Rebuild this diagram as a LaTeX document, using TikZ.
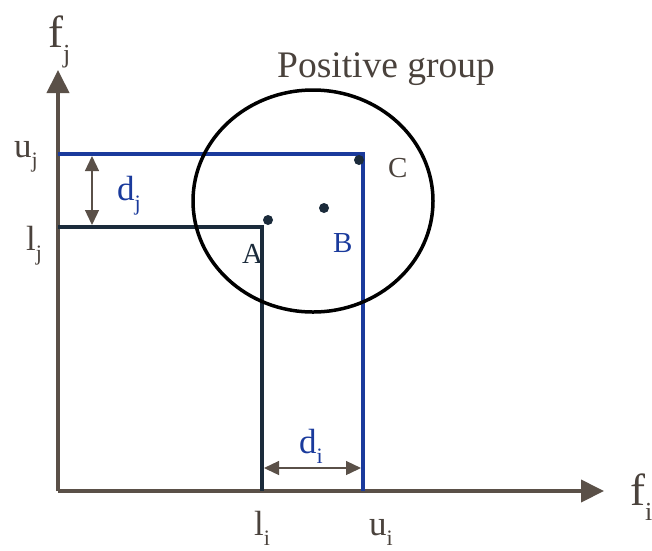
\documentclass[tikz,border=0pt]{standalone}
\usepackage{fontspec}
\setmainfont{Liberation Serif}
\usetikzlibrary{arrows.meta,shapes.geometric}
\definecolor{axisc}{HTML}{5A5048}
\definecolor{labc}{HTML}{4A423C}
\definecolor{bluec}{HTML}{1A3A9C}
\definecolor{navyc}{HTML}{1B2B3B}
\newcommand\lbl[2]{#1\raisebox{-10pt}{\fontsize{22}{22}\selectfont #2}}
\newcommand\flbl[2]{#1\raisebox{-15pt}{\fontsize{26}{26}\selectfont #2}}
\tikzset{
  axisline/.style={draw=axisc, line width=4pt, -{Triangle[length=23pt,width=22pt]}},
  dimline/.style={draw=axisc, line width=1.3pt, {Triangle[length=15pt,width=14pt]}-{Triangle[length=15pt,width=14pt]}},
  txt/.style={inner sep=0pt, anchor=base west, font=\fontsize{35}{36}\selectfont, text=labc},
  ftxt/.style={inner sep=0pt, anchor=base west, font=\fontsize{45}{46}\selectfont, text=labc},
  ptxt/.style={inner sep=0pt, anchor=base west, font=\fontsize{29}{30}\selectfont},
  dotn/.style={circle, fill=navyc, inner sep=0pt, minimum size=10pt},
  grpstyle/.style={ellipse, draw=black, line width=3.5pt, inner sep=0pt, minimum width=240pt, minimum height=222pt},
}
\begin{document}
\begin{tikzpicture}[x=1pt,y=-1pt]
\useasboundingbox (0,0) rectangle (652,550);
% axes
\coordinate (O) at (58,491);
\coordinate (ytip) at (58,70);
\coordinate (xtip) at (604,491);
\draw[axisline] (O) -- (ytip);
\draw[axisline] (O) -- (xtip);
% corner points
\coordinate (uj) at (58,154);
\coordinate (C0) at (363,154);
\coordinate (ui) at (363,491);
\coordinate (lj) at (58,227);
\coordinate (A0) at (262,227);
\coordinate (li) at (262,491);
\draw[navyc, line width=3.5pt] (lj) -- (A0) -- (li);
\draw[bluec, line width=3.5pt] (uj) -- (C0) -- (ui);
% circle
\node[grpstyle] (grp) at (313,201) {};
% dimension arrows
\coordinate (dj1) at (92,156);
\coordinate (dj2) at (92,225);
\draw[dimline] (dj1) -- (dj2);
\coordinate (di1) at (264,468);
\coordinate (di2) at (361,468);
\draw[dimline] (di1) -- (di2);
% dots
\node[dotn] (A) at (268,220) {};
\node[dotn] (B) at (324,208) {};
\node[dotn] (C) at (359,160) {};
% labels
\node[ptxt, text=navyc] (Al) at (242,263) {A};
\node[ptxt, text=bluec] (Bl) at (333,252) {B};
\node[ptxt, text=labc] (Cl) at (388,177) {C};
\node[inner sep=0pt, anchor=base west, font=\fontsize{37.5}{38}\selectfont, text=labc] (pg) at (277,77) {Positive group};
\node[ftxt] (fj) at (48,47) {\flbl{f}{j}};
\node[ftxt] (fi) at (630,505) {\flbl{f}{i}};
\node[txt] (ujl) at (14,157) {\lbl{u}{j}};
\node[txt] (ljl) at (26,250) {\lbl{l}{j}};
\node[txt] (lil) at (254,535) {\lbl{l}{i}};
\node[txt] (uil) at (369,535) {\lbl{u}{i}};
\node[txt, text=bluec] (djl) at (117,200) {\lbl{d}{j}};
\node[txt, text=bluec] (dil) at (299,453) {\lbl{d}{i}};
\end{tikzpicture}
\end{document}
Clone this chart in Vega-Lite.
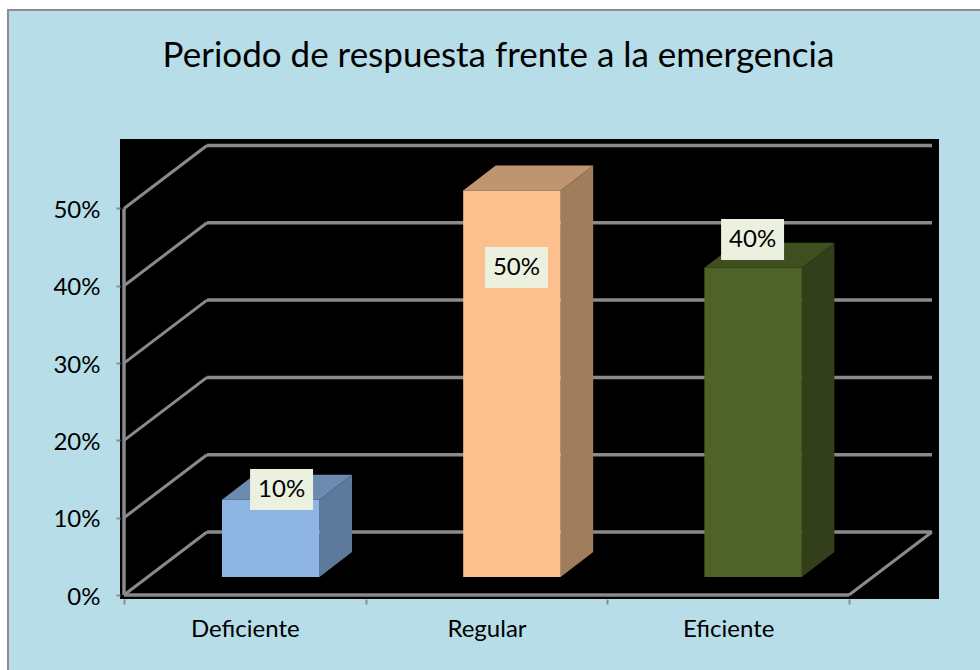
{
  "$schema": "https://vega.github.io/schema/vega-lite/v6.json",
  "width": 819,
  "height": 460,
  "autosize": "none",
  "padding": {"left": 120, "top": 139, "right": 41, "bottom": 71},
  "background": "#ffffff",
  "title": {"text": "Periodo de respuesta frente a la emergencia", "font": "Lato", "fontSize": 35, "fontWeight": "normal", "color": "#000000", "anchor": "middle", "frame": "group", "dx": -31, "offset": -93, "baseline": "alphabetic", "zindex": 1},
  "config": {"view": {"stroke": null}, "style": {"guide-label": {"font": "Lato"}}},
  "datasets": {
    "bars": [
      {"category": "Deficiente", "value": 0.1},
      {"category": "Regular", "value": 0.5},
      {"category": "Eficiente", "value": 0.4}
    ],
    "ticks": [{"tick": 0}, {"tick": 0.1}, {"tick": 0.2}, {"tick": 0.3}, {"tick": 0.4}, {"tick": 0.5}],
    "one": [{"panel": "chart"}]
  },
  "resolve": {"scale": {"color": "independent"}},
  "layer": [
    {
      "data": {"name": "one"},
      "mark": {"type": "rect", "fill": "#B7DDE8", "stroke": "#8C8C8C", "strokeWidth": 2},
      "encoding": {
        "x": {"datum": -0.48, "type": "quantitative", "scale": {"domain": [-0.01655, 3.3724], "nice": false, "zero": false},
          "axis": {"title": null, "zindex": 1, "values": [0, 0.5, 1, 1.5, 2, 2.5, 3], "grid": false, "domain": false, "labelExpr": "datum.value == 0.5 ? 'Deficiente' : datum.value == 1.5 ? 'Regular' : datum.value == 2.5 ? 'Eficiente' : ''", "labelFont": "Lato", "labelFontSize": 24, "labelColor": "#000000", "labelPadding": 13, "labelFlush": false, "labelOverlap": false, "labelBound": false, "tickColor": "#8C8C8C", "tickWidth": 2, "tickSize": 5, "tickOpacity": {"condition": {"test": "datum.value % 1 !== 0", "value": 0}, "value": 1}}},
        "x2": {"datum": 3.6},
        "y": {"datum": 0.7568, "type": "quantitative", "scale": {"domain": [-0.00517, 0.5899], "nice": false, "zero": false},
          "axis": {"title": null, "zindex": 1, "values": [0, 0.1, 0.2, 0.3, 0.4, 0.5], "format": ".0%", "grid": false, "domain": false, "labelFont": "Lato", "labelFontSize": 24, "labelColor": "#000000", "labelPadding": 16, "labelOffset": 2, "tickColor": "#8C8C8C", "tickWidth": 2, "tickSize": 4}},
        "y2": {"datum": -0.11}
      }
    },
    {
      "data": {"name": "one"},
      "mark": {"type": "rect", "fill": "#000000"},
      "encoding": {
        "x": {"datum": -0.01655, "type": "quantitative"},
        "x2": {"datum": 3.3724},
        "y": {"datum": -0.00517, "type": "quantitative"},
        "y2": {"datum": 0.5899}
      }
    },
    {
      "data": {"name": "ticks"},
      "transform": [{"calculate": "datum.tick + 0.0815", "as": "back"}],
      "mark": {"type": "rule", "color": "#8A8A8A", "strokeWidth": 3.5},
      "encoding": {
        "x": {"datum": 0.3434, "type": "quantitative"},
        "x2": {"datum": 3.3434},
        "y": {"field": "back", "type": "quantitative"}
      }
    },
    {
      "data": {"name": "ticks"},
      "transform": [{"calculate": "datum.tick + 0.0815", "as": "back"}],
      "mark": {"type": "rule", "color": "#8A8A8A", "strokeWidth": 3},
      "encoding": {
        "x": {"datum": 0, "type": "quantitative"},
        "x2": {"datum": 0.3434},
        "y": {"field": "tick", "type": "quantitative"},
        "y2": {"field": "back"}
      }
    },
    {
      "data": {"name": "one"},
      "mark": {"type": "rule", "color": "#8A8A8A", "strokeWidth": 3.5},
      "encoding": {
        "x": {"datum": 0, "type": "quantitative"},
        "x2": {"datum": 3},
        "y": {"datum": 0, "type": "quantitative"}
      }
    },
    {
      "data": {"name": "one"},
      "mark": {"type": "rule", "color": "#8A8A8A", "strokeWidth": 3.5},
      "encoding": {
        "x": {"datum": 0, "type": "quantitative"},
        "y": {"datum": 0, "type": "quantitative"},
        "y2": {"datum": 0.5}
      }
    },
    {
      "data": {"name": "one"},
      "mark": {"type": "rule", "color": "#8A8A8A", "strokeWidth": 3},
      "encoding": {
        "x": {"datum": 3, "type": "quantitative"},
        "x2": {"datum": 3.3434},
        "y": {"datum": 0, "type": "quantitative"},
        "y2": {"datum": 0.0815}
      }
    },
    {
      "data": {"name": "bars"},
      "transform": [
        {"calculate": "indexof(['Deficiente','Regular','Eficiente'], datum.category)", "as": "i"},
        {"calculate": "[0, 1]", "as": "s"},
        {"flatten": ["s"]},
        {"calculate": "datum.i + 0.4055 + 0.4034 - 0.002 * datum.i + datum.s * 0.1345", "as": "px"},
        {"calculate": "datum.value + 0.0233 + datum.s * 0.0323", "as": "pt"},
        {"calculate": "0.0233 + datum.s * 0.0323", "as": "pb"}
      ],
      "mark": {"type": "area", "interpolate": "linear", "opacity": 1},
      "encoding": {
        "x": {"field": "px", "type": "quantitative"},
        "y": {"field": "pt", "type": "quantitative"},
        "y2": {"field": "pb"},
        "color": {"field": "category", "type": "nominal", "legend": null, "scale": {"domain": ["Deficiente", "Regular", "Eficiente"], "range": ["#5E7A9B", "#A07D5C", "#333F1A"]}}
      }
    },
    {
      "data": {"name": "bars"},
      "transform": [
        {"calculate": "indexof(['Deficiente','Regular','Eficiente'], datum.category)", "as": "i"},
        {"calculate": "[0, 1]", "as": "s"},
        {"flatten": ["s"]},
        {"calculate": "datum.i + 0.4055 - 0.002 * datum.i + datum.s * 0.1345", "as": "pl"},
        {"calculate": "datum.pl + 0.4034", "as": "pr"},
        {"calculate": "datum.value + 0.0233 + datum.s * 0.0323", "as": "pt"}
      ],
      "mark": {"type": "area", "orient": "horizontal", "interpolate": "linear", "opacity": 1},
      "encoding": {
        "y": {"field": "pt", "type": "quantitative"},
        "x": {"field": "pl", "type": "quantitative"},
        "x2": {"field": "pr"},
        "color": {"field": "category", "type": "nominal", "legend": null, "scale": {"domain": ["Deficiente", "Regular", "Eficiente"], "range": ["#6C8BB1", "#BF9470", "#3F4F20"]}}
      }
    },
    {
      "data": {"name": "bars"},
      "transform": [
        {"calculate": "indexof(['Deficiente','Regular','Eficiente'], datum.category)", "as": "i"},
        {"calculate": "datum.i + 0.4055 - 0.002 * datum.i", "as": "fl"},
        {"calculate": "datum.fl + 0.4034", "as": "fr"},
        {"calculate": "datum.value + 0.0233", "as": "ft"},
        {"calculate": "0.0233", "as": "fb"}
      ],
      "mark": {"type": "rect", "opacity": 1},
      "encoding": {
        "x": {"field": "fl", "type": "quantitative"},
        "x2": {"field": "fr"},
        "y": {"field": "ft", "type": "quantitative"},
        "y2": {"field": "fb"},
        "color": {"field": "category", "type": "nominal", "legend": null, "scale": {"domain": ["Deficiente", "Regular", "Eficiente"], "range": ["#8DB4E2", "#FCC08E", "#4F6228"]}}
      }
    },
    {
      "data": {"name": "bars"},
      "transform": [
        {"calculate": "indexof(['Deficiente','Regular','Eficiente'], datum.category)", "as": "i"},
        {"calculate": "datum.i + {'Deficiente': 0.652, 'Regular': 0.624, 'Eficiente': 0.601}[datum.category]", "as": "lx"},
        {"calculate": "{'Deficiente': 0.1365, 'Regular': 0.4237, 'Eficiente': 0.4599}[datum.category]", "as": "ly"},
        {"calculate": "datum.lx - 0.1303", "as": "l0"},
        {"calculate": "datum.lx + 0.1303", "as": "l1"},
        {"calculate": "datum.ly - 0.0265", "as": "y0"},
        {"calculate": "datum.ly + 0.0265", "as": "y1"}
      ],
      "mark": {"type": "rect", "fill": "#EBF1DE", "opacity": 1},
      "encoding": {
        "x": {"field": "l0", "type": "quantitative"},
        "x2": {"field": "l1"},
        "y": {"field": "y0", "type": "quantitative"},
        "y2": {"field": "y1"}
      }
    },
    {
      "data": {"name": "bars"},
      "transform": [
        {"calculate": "indexof(['Deficiente','Regular','Eficiente'], datum.category)", "as": "i"},
        {"calculate": "datum.i + {'Deficiente': 0.652, 'Regular': 0.624, 'Eficiente': 0.601}[datum.category]", "as": "lx"},
        {"calculate": "{'Deficiente': 0.1365, 'Regular': 0.4237, 'Eficiente': 0.4599}[datum.category]", "as": "ly"}
      ],
      "mark": {"type": "text", "font": "Lato", "fontSize": 24, "color": "#000000", "align": "center", "baseline": "middle", "dy": 1},
      "encoding": {
        "x": {"field": "lx", "type": "quantitative"},
        "y": {"field": "ly", "type": "quantitative"},
        "text": {"field": "value", "type": "quantitative", "format": ".0%"}
      }
    }
  ]
}
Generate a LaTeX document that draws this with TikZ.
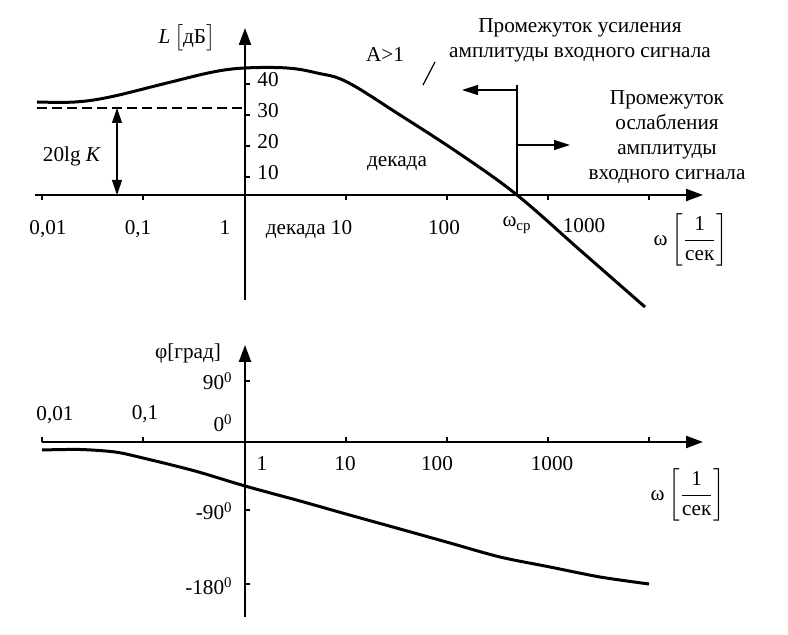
\documentclass[tikz,border=0pt]{standalone}
\usepackage{fontspec}
\setmainfont{Liberation Serif}
\usepackage{amsmath}
\usetikzlibrary{positioning}
\usetikzlibrary{calc}
\usetikzlibrary{arrows.meta}

\begin{document}
\begin{tikzpicture}[x=0.5pt, y=-0.5pt,
        every node/.style={font=\fontsize{10.6pt}{12.5pt}\selectfont, inner sep=1pt},
        lab/.style={anchor=base},
        axis/.style={line width=1.1pt, -{Triangle[length=8.5pt,width=6pt]}},
        curve/.style={line width=1.5pt, line join=round},
        tickmark/.style={line width=1.1pt},
        guide/.style={line width=0.6pt},
        arr/.style={line width=0.6pt, -{Triangle[length=8pt,width=5pt]}}]

    \useasboundingbox (0,0) rectangle (788,635);

    % amplitude
    \coordinate (L0) at (245,195);
    \coordinate (Ltop) at (245,28);
    \coordinate (Lbot) at (245,300);
    \coordinate (Lleft) at (35,195);
    \coordinate (Lright) at (703,195);
    \draw[axis] (Lbot) -- (Ltop);
    \draw[axis] (Lleft) -- (Lright);

    \foreach \x in {42,143,346,447,548,649}
        \draw[tickmark] (\x,195) -- (\x,200);
    \foreach \y/\t in {84/40,115/30,146/20,177/10} {
        \draw[tickmark] (245,\y) -- (250,\y);
        \node[anchor=base west] (L\t) at (255,\y+3) {\t};
    }

    \node (Lname) at (187,38) {\textit{L}\,$\bigl[$дБ$\bigr]$};
    \node[lab] (w001) at (48,235) {0,01};
    \node[lab] (w01) at (138,235) {0,1};
    \node[lab] (w1) at (225,235) {1};
    \node[lab] (w10) at (309,235) {декада 10};
    \node[lab] (w100) at (444,235) {100};
    \node[lab] (wcp) at (517,227) {ω\textsubscript{ср}};
    \node[lab] (w1000) at (584,233) {1000};
    \node (Lw) at (691,240) {ω\,$\left[\dfrac{\text{1}}{\text{сек}}\right]$};

    \draw[curve] plot[smooth, tension=0.6] coordinates {(37,102) (75,102) (110,97)
        (167,83) (213,72) (245,68) (287,68) (317,73) (347,82) (400,115)
        (460,154) (517,195) (581,251) (645,307)};

    \coordinate (K1) at (37,108);
    \coordinate (K2) at (245,108);
    \draw[guide, dash pattern=on 5pt off 2.5pt] (K1) -- (K2);
    \coordinate (Ka) at (117,108);
    \coordinate (Kb) at (117,195);
    \draw[guide, {Triangle[length=7.5pt,width=5pt]}-{Triangle[length=7.5pt,width=5pt]}] (Ka) -- (Kb);
    \node[lab] (K) at (72,162) {20lg \textit{K}};

    \node[lab] (A1) at (385,62) {A>1};
    \node[lab] (dec) at (397,167) {декада};
    \coordinate (s1) at (423,85);
    \coordinate (s2) at (435,62);
    \draw[guide] (s1) -- (s2);

    \coordinate (cp) at (517,195);
    \coordinate (cptop) at (517,85);
    \coordinate (gl) at (517,90);
    \coordinate (gr) at (517,145);
    \coordinate (gltip) at (462,90);
    \coordinate (grtip) at (570,145);
    \draw[guide] (cp) -- (cptop);
    \draw[arr] (gl) -- (gltip);
    \draw[arr] (gr) -- (grtip);

    \node[align=center] (gain) at (580,40) {Промежуток усиления\\амплитуды входного сигнала};
    \node[align=center] (loss) at (667,137) {Промежуток\\ослабления\\амплитуды\\входного сигнала};

    % phase
    \coordinate (F0) at (245,442);
    \coordinate (Ftop) at (245,345);
    \coordinate (Fbot) at (245,617);
    \coordinate (Fleft) at (42,442);
    \coordinate (Fright) at (703,442);
    \draw[axis] (Fbot) -- (Ftop);
    \draw[axis] (Fleft) -- (Fright);

    \foreach \x in {42,143,346,447,548,649}
        \draw[tickmark] (\x,442) -- (\x,437);
    \foreach \y in {381,510,584}
        \draw[tickmark] (245,\y) -- (250,\y);

    \node (Fname) at (188,353) {φ[град]};
    \node[anchor=base east] (F90) at (235,390) {90\textsuperscript{0}};
    \node[anchor=base east] (F0l) at (235,432) {0\textsuperscript{0}};
    \node[anchor=base east] (Fm90) at (235,520) {-90\textsuperscript{0}};
    \node[anchor=base east] (Fm180) at (235,595) {-180\textsuperscript{0}};
    \node[lab] (p001) at (55,421) {0,01};
    \node[lab] (p01) at (145,420) {0,1};
    \node[lab] (p1) at (262,471) {1};
    \node[lab] (p10) at (345,471) {10};
    \node[lab] (p100) at (437,471) {100};
    \node[lab] (p1000) at (552,471) {1000};
    \node (Fw) at (688,495) {ω\,$\left[\dfrac{\text{1}}{\text{сек}}\right]$};

    \draw[curve] plot[smooth, tension=0.5] coordinates {(42,450) (80,449.5) (115,452)
        (143,458) (195,471) (245,486) (300,501) (346,514) (400,529) (450,543)
        (500,557) (550,567) (600,577) (649,584)};

\end{tikzpicture}
\end{document}
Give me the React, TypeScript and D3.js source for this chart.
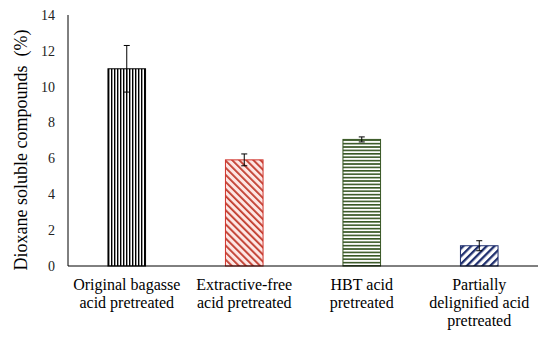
import * as d3 from "d3";
import React from "react";

const categories = [
  ["Original bagasse", "acid pretreated"],
  ["Extractive-free", "acid pretreated"],
  ["HBT acid", "pretreated"],
  ["Partially", "delignified acid", "pretreated"],
];
const values = [11.0, 5.92, 7.06, 1.13];
const errors = [1.3, 0.33, 0.14, 0.28];
const yTicks = [0, 2, 4, 6, 8, 10, 12, 14];

const W = 550, H = 337;
const margin = { left: 68, right: 12, top: 15, bottom: 71 };

const App = () => {
  const x = d3.scaleBand<number>()
    .domain(d3.range(categories.length))
    .range([margin.left, W - margin.right])
    .paddingInner(0.68)
    .paddingOuter(0.34);
  const y = d3.scaleLinear().domain([0, 14]).range([H - margin.bottom, margin.top]);
  const txt = { fontFamily: '"Liberation Serif", "Times New Roman", serif' };

  const fills = ["url(#p0)", "url(#p1)", "url(#p2)", "url(#p3)"];
  const strokes = ["#000", "#d0342c", "#375623", "#1f2f6e"];

  return (
    <svg width={W} height={H} style={{ position: "absolute", left: 0, top: 0, background: "#fff" }}>
      <defs>
        <pattern id="p0" patternUnits="userSpaceOnUse" width={3} height={3}>
          <rect width={3} height={3} fill="#fff" />
          <rect x={0} width={1.4} height={3} fill="#000" />
        </pattern>
        <pattern id="p1" patternUnits="userSpaceOnUse" width={5} height={5} patternTransform="rotate(-45)">
          <rect width={5} height={5} fill="#fde6e4" />
          <rect x={0} width={1.8} height={5} fill="#c0392b" />
        </pattern>
        <pattern id="p2" patternUnits="userSpaceOnUse" width={3.4} height={3.4}>
          <rect width={3.4} height={3.4} fill="#fff" />
          <rect y={0} width={3.4} height={1.6} fill="#375623" />
        </pattern>
        <pattern id="p3" patternUnits="userSpaceOnUse" width={5.5} height={5.5} patternTransform="rotate(45)">
          <rect width={5.5} height={5.5} fill="#fff" />
          <rect x={0} width={2.3} height={5.5} fill="#1f2f6e" />
        </pattern>
      </defs>

      {/* y axis */}
      <line x1={margin.left} x2={margin.left} y1={y(14)} y2={y(0)} stroke="#000" strokeWidth={1} />
      {yTicks.map(t => (
        <text key={t} x={margin.left - 13} y={y(t)} dy="0.35em" textAnchor="end"
          style={txt} fontSize={14} fill="#222">{t}</text>
      ))}
      <text transform={`translate(21,150) rotate(-90)`} textAnchor="middle"
        style={txt} fontSize={18} fill="#000" dy="0.35em">
        {"Dioxane soluble compounds\u00a0\u00a0(%)"}
      </text>

      {/* bars */}
      {values.map((v, i) => (
        <rect key={i} x={x(i)} y={y(v)} width={x.bandwidth()} height={y(0) - y(v)}
          fill={fills[i]} stroke={strokes[i]} strokeWidth={1} />
      ))}

      {/* error bars */}
      {values.map((v, i) => {
        const cx = (x(i) as number) + x.bandwidth() / 2;
        return (
          <g key={i} stroke="#000" strokeWidth={1}>
            <line x1={cx} x2={cx} y1={y(v + errors[i])} y2={y(v - errors[i])} />
            <line x1={cx - 3} x2={cx + 3} y1={y(v + errors[i])} y2={y(v + errors[i])} />
            <line x1={cx - 3} x2={cx + 3} y1={y(v - errors[i])} y2={y(v - errors[i])} />
          </g>
        );
      })}

      {/* x axis */}
      <line x1={margin.left} x2={W - margin.right} y1={y(0)} y2={y(0)} stroke="#000" strokeWidth={1} />
      {categories.map((lines, i) => (
        <text key={i} x={(x(i) as number) + x.bandwidth() / 2} y={y(0) + 24} textAnchor="middle"
          style={txt} fontSize={16} fill="#000">
          {lines.map((l, j) => (
            <tspan key={j} x={(x(i) as number) + x.bandwidth() / 2} dy={j === 0 ? 0 : 18}>{l}</tspan>
          ))}
        </text>
      ))}
    </svg>
  );
};

export default App;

——

◆ Direction: In the entries above, identify every line with the string "LaTeX".

◆ Exercise result:
Rebuild this diagram as a LaTeX document, using TikZ.
Generate a LaTeX document that draws this with TikZ.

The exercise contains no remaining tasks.